Startling revelations have emerged of a Zimbabwean druglord who made 250 million us dollars a year but is now behind bars and facing several counts relating to drug related crimes as well as murder.

The New York post reports that Le Roux was born in Zimbabwe in 1972 and given up for adoption by his birth parents — a rejection that haunted him for most of his life — he’d transformed himself from a programming genius who developed encryption software like E4M in the late ’90s, to the founder of RX Limited, the Internet’s first black market for pharmaceuticals.
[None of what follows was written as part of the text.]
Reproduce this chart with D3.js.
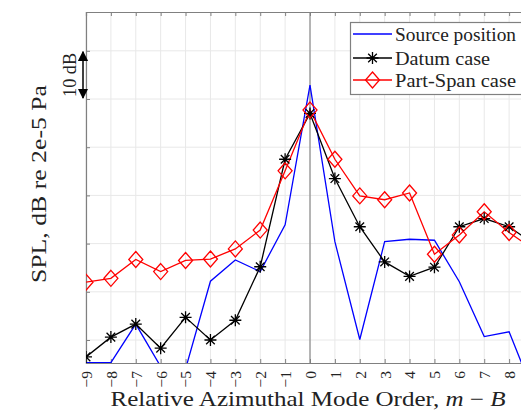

By the late-2000s, he was a self-made vice entrepreneur, raking in $250 million a year selling drugs, weapons and murder-for-hire on the dark web.

He was the new generation of crime lords, more Internet-savvy (and less concerned with image) than predecessors like Pablo Escobar and “El Chapo” Guzmán. He was the first “to operate in the realm of pure cyberspace,” writes Shannon. “He browsed among clients, suppliers, fixers and networkers, meeting them wherever fiber-optic cables and satellite links take him.”

Despite all his escapades Le Roux was eventually caught and has been in prison for his involvement in drug related crimes. The Zimbabwean is yet to be convicted given his role in assisting security agents with information on drug cartels. He faces a minimum of 10 years and a maximum of life in prison. It is said he may get a leniant sentence for his role in assisting authorities capture other drug cartels. While there have been several positive reports of Zimbabweans living abroad, LeRoux makes for sad reading as no one knows what the future holds for the 46 year old who in a worst case scenario faces life imprisonment.